§ **DATA BLOCK**:

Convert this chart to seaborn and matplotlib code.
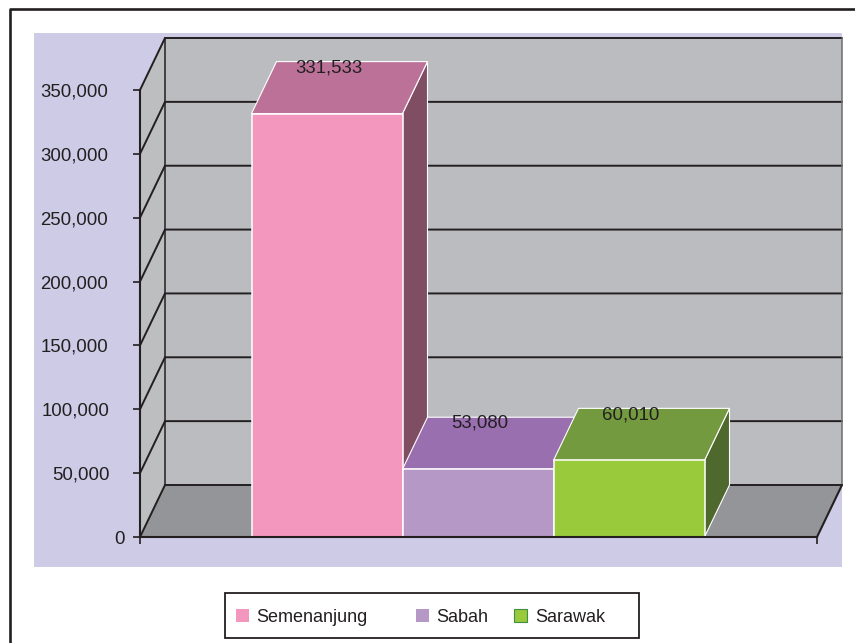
import matplotlib
matplotlib.use('Agg')
import matplotlib.pyplot as plt
from matplotlib.lines import Line2D
from matplotlib.patches import Polygon, Rectangle
import seaborn as sns

# Values
regions = ['Semenanjung', 'Sabah', 'Sarawak']
values = [331533, 53080, 60010]
y_ticks = [0, 50000, 100000, 150000, 200000, 250000, 300000, 350000]
y_pads = [6, 17, 17, 18, 18, 18, 18, 18]

front_colors = ['#F497BE', '#B598C6', '#99CA3C']
top_colors = ['#BC7298', '#9A6FB0', '#739A3F']
side_colors = ['#804E63', '#6E4F80', '#4F682D']

W, H = 855, 643
INK = '#231F20'

sns.set_style('white')
plt.rcParams['font.family'] = ['Liberation Sans', 'DejaVu Sans']


def fx(px):
    return px / W


def fy(py):
    return 1 - py / H


fig = plt.figure(figsize=(W / 100, H / 100), dpi=100)
fig.patch.set_facecolor('white')

# Front plane of the 3D box, the walls stick out from it
ax = fig.add_axes([fx(140), fy(537), fx(817 - 140), (537 - 90) / H])
ax.patch.set_visible(False)

# Lavender plot background
fig.add_artist(Rectangle((fx(34), fy(567)), fx(842 - 34), (567 - 33) / H,
                         transform=fig.transFigure, facecolor='#CDCBE6',
                         edgecolor='none', zorder=-1))

# Outer frame, open to the right and bottom
fig.add_artist(Line2D([fx(10), fx(10), fx(855)], [fy(643), fy(9), fy(9)],
                      transform=fig.transFigure, color=INK, lw=1.9, zorder=-1))

# Bars first, they set the category positions
sns.barplot(x=regions, y=values, hue=regions, palette=front_colors, width=1,
            dodge=False, saturation=1, legend=False, edgecolor='white',
            linewidth=1.1, ax=ax)
bars = sorted(ax.patches, key=lambda b: b.get_x())

px_per_cat = 151
x0 = (140 - 327) / px_per_cat
x1 = (817 - 327) / px_per_cat
y_max = y_ticks[-1]
ax.set_xlim(x0, x1)
ax.set_ylim(0, y_max)

# Depth of the box in data units
dx = 25 / px_per_cat
dy = 52 / (537 - 90) * y_max

# Walls and floor
ax.add_patch(Polygon([(x0 + dx, dy), (x1 + dx, dy), (x1 + dx, y_max + dy), (x0 + dx, y_max + dy)],
                     facecolor='#BBBCBF', edgecolor='none', zorder=1, clip_on=False))
ax.add_patch(Polygon([(x0, 0), (x0 + dx, dy), (x0 + dx, y_max + dy), (x0, y_max)],
                     facecolor='#BDBEC0', edgecolor='none', zorder=1, clip_on=False))
ax.add_patch(Polygon([(x0, 0), (x1, 0), (x1 + dx, dy), (x0 + dx, dy)],
                     facecolor='#939598', edgecolor='none', zorder=1, clip_on=False))

# Grid lines, running along the left wall then the back wall
for v in y_ticks:
    ax.plot([x0, x0 + dx, x1 + dx], [v, v + dy, v + dy], color=INK, lw=1.4,
            zorder=2, clip_on=False, solid_joinstyle='miter')
ax.plot([x0 + dx, x0 + dx], [dy, y_max + dy], color=INK, lw=1.1, zorder=2, clip_on=False)
ax.plot([x1 + dx, x1 + dx], [dy, y_max + dy], color='#6D6E71', lw=1.1, zorder=2, clip_on=False)
ax.plot([x1, x1 + dx], [0, dy], color=INK, lw=1.5, zorder=2, clip_on=False)

# Top and side faces taken from the bars seaborn drew, left to right
for i, bar in enumerate(bars):
    left = bar.get_x()
    right = left + bar.get_width()
    top = bar.get_height()
    base_z = 3 + i
    bar.set_zorder(base_z + 0.2)
    ax.add_patch(Polygon([(right, 0), (right + dx, dy), (right + dx, top + dy), (right, top)],
                         facecolor=side_colors[i], edgecolor='white', lw=0.8,
                         zorder=base_z, clip_on=False))
    ax.add_patch(Polygon([(left, top), (right, top), (right + dx, top + dy), (left + dx, top + dy)],
                         facecolor=top_colors[i], edgecolor='white', lw=0.8,
                         zorder=base_z + 0.1, clip_on=False))
    ax.annotate(f'{values[i]:,}', xy=(left + bar.get_width() / 2, top + dy),
                xytext=(1.5, -4.5), textcoords='offset points', ha='center', va='center',
                fontsize=13.4, color=INK, zorder=10, annotation_clip=False)

# Axes
sns.despine(ax=ax, top=True, right=True)
for side in ['left', 'bottom']:
    ax.spines[side].set_color(INK)
    ax.spines[side].set_linewidth(1.5)
    ax.spines[side].set_zorder(9)
ax.set_yticks(y_ticks, [f'{v:,}' for v in y_ticks])
ax.set_xticks([x0, x1], ['', ''])
ax.tick_params(axis='both', length=5, width=1.2, color=INK, left=True, bottom=True,
               labelsize=13.4, labelcolor=INK)
for tick, pad in zip(ax.yaxis.get_major_ticks(), y_pads):
    tick.set_pad(pad)
ax.set_xlabel('')
ax.set_ylabel('')

# Legend box, spacing in the original is uneven so it is placed by hand
fig.add_artist(Rectangle((fx(225), fy(638)), fx(639 - 225), (638 - 593) / H,
                         transform=fig.transFigure, facecolor='white',
                         edgecolor=INK, lw=1.3, zorder=5))
swatch_x = [236, 416, 514]
label_x = [256, 436, 535]
for i, name in enumerate(regions):
    edge = '#3F8F3F' if i == 2 else 'none'
    fig.add_artist(Rectangle((fx(swatch_x[i]), fy(622)), fx(13), 13 / H,
                             transform=fig.transFigure, facecolor=front_colors[i],
                             edgecolor=edge, lw=0.8, zorder=6))
    fig.text(fx(label_x[i]), fy(617), name, fontsize=13, color=INK, va='center',
             ha='left', zorder=6)

fig.savefig('out.png', dpi=100)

§ **EXERCISE TASK**: Using the material above, copy every line in which the string "matplotlib" occurs.

§ **TASK ANSWER**:
Convert this chart to seaborn and matplotlib code.
import matplotlib
matplotlib.use('Agg')
import matplotlib.pyplot as plt
from matplotlib.lines import Line2D
from matplotlib.patches import Polygon, Rectangle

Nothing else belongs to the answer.